IEEE sets new Ethernet standard that brings 5X the speed without disruptive cable changes

IEEE sets 2.5/5G Ethernet Standard for 2.5GBASE-T and 5GBASE-T

As expected the IEEE has ratified a new Ethernet specification -- IEEE P802.3bz – that defines 2.5GBASE-T and 5GBASE-T, boosting the current top speed of traditional Ethernet five-times without requiring the tearing out of current cabling.

The Ethernet Alliance wrote that the IEEE 802.3bz Standard for Ethernet Amendment sets Media Access Control Parameters, Physical Layers and Management Parameters for 2.5G and 5Gbps Operation lets access layer bandwidth evolve incrementally beyond 1Gbps, it will help address emerging needs in a variety of settings and applications, including enterprise, wireless networks.

+More on Network World: Ethernet: Are there worlds left to conquer?+

Indeed, the wireless component may be the most significant implication of the standard as 2.5G and 5G Ethernet will allow connectivity to 802.11ac Wave 2 Access Points, considered by many to be the real driving force behind bringing up the speed of traditional NBase-T products.

“As new 802.11ac Wave 2 wireless technology is being deployed the need to offload more and more data at higher and higher speeds from the wireless to the wired network has never been so critical,” wrote Sachin Gupta, vice president of product management in a blog celebrating the ratification. “Going beyond 1 Gb/s with existing Cat5e and Cat6 cables was little more than a talking point two years ago. But now with NBASE-T, we have the ability to extend the life of an enormous asset —your wired network. The Cat5e and Cat6 installed in just the last 15 years now exceeds an estimated 70 billion meters of cabling, which is more than 10 trips to Pluto,”

Gupta added: “For some, a re-cabling isn’t even possible. For others, unfeasible. For the rest, re-cabling is just costly and disruptive. It is easy to imagine the value of delivering multi-gigabit speeds to the more than 1.3 billion Cat 5e/6 outlets worldwide if it doesn’t require the huge head-ache and expense of a major cable replacement. The promise of NBASE-T has to have nearly every CFO, CTO, building manager and IT group breathing a huge sigh of relief.”

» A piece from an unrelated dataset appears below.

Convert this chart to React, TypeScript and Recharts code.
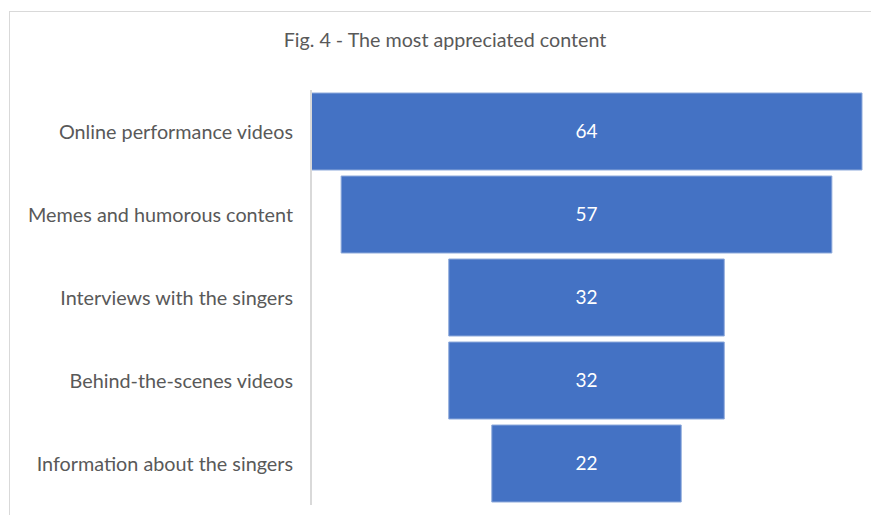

“The applications for NBASE-T solutions are vast and growing. Enterprise, small medium business, industrial and home networks can take advantage of this technology to enable higher capacity wireless access points and faster downloads to client systems such as medical imaging systems that work with large data files, upgraded industrial and home networks,” the NBASE-T Alliance wrote of the ratification.

"Last quarter, NBASE-T switch and access point ports surged significantly as enterprises began to upgrade their campus networks to speeds beyond 1G," said Alan Weckel, vice president of Ethernet switch market research at Dell'Oro Group in a statement. "There will be a sizable upgrade cycle around NBASE-T technology with robust growth expected over the next several years. As a result, we expect 2017 NBASE-T port shipments to exceed three million ports."

+More on Network World: Low-speed Ethernet champions set plugfest ahead of new net standard

Hand-in-hand with adoption of a low-speed Ethernet standard by the IEEE, proponents of the technology will hold an interoperability plugfest in October to tout the readiness of 2.5GBASE-T and 5GBASE-T products. For the plugfest, which will be held the week of Oct. 10 at the University of New Hampshire InterOperability Laboratory in Durham, N.H., the two groups behind the new Ethernet speeds the Ethernet Alliance and the NBASE-T Alliance will work together and share post-event results of the interoperability testing performed.